İlk soruda madara olmak fena tabii ama sanki bu cehaletten ziyade sürçmeye yakın. 'Bal şeker' yerine 'Bal kaymak', çok denilebilir bir şey.
Bu yarışmada asıl acıklı olan, Attila İlhan'ın başına gelenlerdi. Yarışmacı, Robert Lisesi'nden. Sesli soruda Attila İlhan, ünlü şiiri 'Sisler Bulvarı'nı okuyor. Şıklar şairin kendisi, Özdemir Asaf, Turgut Uyar, Cemal Süreya.
Yarışmacının hiçbir fikri yok, AB uzmanı bir tanıdığını arıyor telefonla. Tanıdığın da hiçbir fikri yok, bunun üstüne yüzde 50 joker hakkıyla iki yanlış şık eleniyor.
Kaldı mı sana Attila İlhan'la Özdemir Asaf.
Yarışmacı, "Özdemir Asaf" diyor. Ama asıl sonra, beni bu yazıyı yazmaya iten şeyi söylüyor: "Şiir de severim aslında."
Yalaaaan! Attila İlhan'ın sesini tanımayabilirsin, bu çok normal. Ama şiir sevip de 'Sisler Bulvarı'nı bilmemezlik edemezsin çünkü en ünlü, en pop ilk üç beş, hadi on diyelim, şiir arasındadır bu.
Ama yani ben de ne diyorum! Tatar Salim'i evvelki ay yazmıştım. Harcıâlem dönerciler arasında favorim olan Tatar Salim, Ataşehir'de bir 'T'si eksik ve bir 'L'si fazla Atilla İlhan Caddesi'nde! Adamın adını caddeye veriyorsun, gel gör ki adını bilmiyorsun!
17 EYLÜL ÇARŞAMBA
GÖZ KAMAŞTIRAN MIRO MENÜSÜ
Çakması değil, bu defa öz be öz hakikisi geliyor! Emirgan'daki Sakıp Sabancı Müzesi önümüzdeki hafta itibarıyla (23 Eylül Salı) ünlü Katalan ressam ve heykeltıraş Miro'yu ağırlayacak.

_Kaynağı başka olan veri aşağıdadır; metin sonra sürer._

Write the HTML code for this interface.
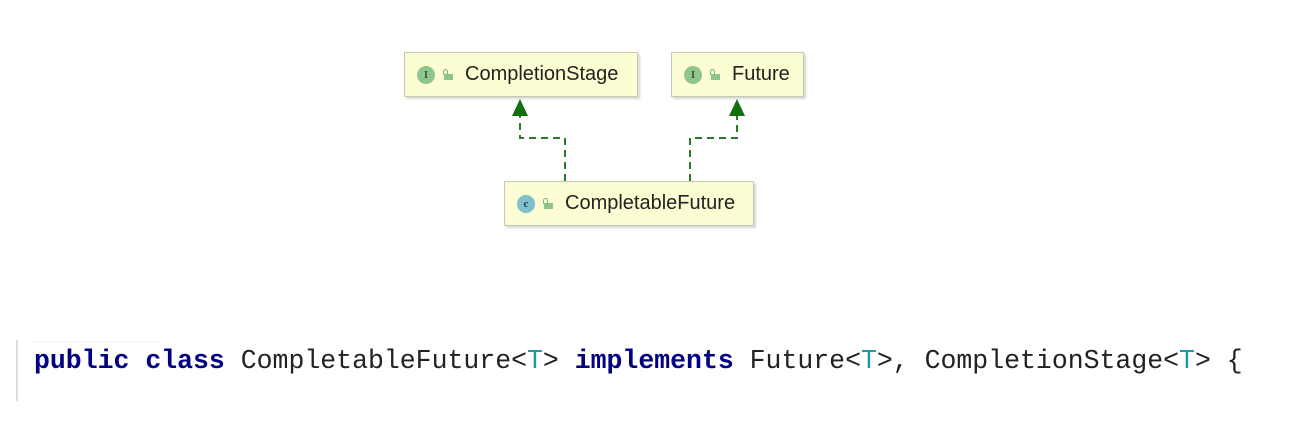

SSM'deki Müzedechanga'daysa Miro'nun eserlerinden hareketle hazırlanmış bir menü servis edilecek.
Tarık Bayazıt'la Savaş Ertunç'un hazırlık sürecinden Instagram'a koyduğu fotoğraflar çok vaatkâr; daireler, üçgenler, kareler, renkler çok Miro. İnsan gıdıklanıyor ve sabırsızlanıyor tatlarına bakmak için.
18 EYLÜL PERŞEMBE
ÇOK YAKINDA: NEOLOKAL GELİYOR
Salt Beyoğlu'ndaki 'Yazlık: Şehirlinin Kolonisi' sergisine nasıl bayıldığımı Sabah Cumartesi'de anlatmıştım. Salt Galata'da ise adını daha önce hiç duymamış olabileceğiniz İsmail Saray'ın işleri sergileniyor, yine derinlikli bir arşiv söz konusu.
Bu sayfanın alanına giren ise Salt Galata yani görkemli eski Osmanlı Bankası binasında açılacak yeni restoran. Burada, şahane lokasyonuna rağmen adından servisine hep problemli bir yer vardı: Yazması bile dert olan Ca'd'oro.
Şimdi ise takdir ettiğimiz şef Maksut Aşkar, eğlenceli ekibiyle yeni bir lokanta açıyor: Neolokal.
En son Beyoğlu'ndaki Sekiz İstanbul'dan ve televizyon programından bildiğimiz Maksut Aşkar, geleneksel lezzetleri çok hoş yorumlarla güncelleyen biri. Neolokal'i merak ve iştahla bekliyoruz.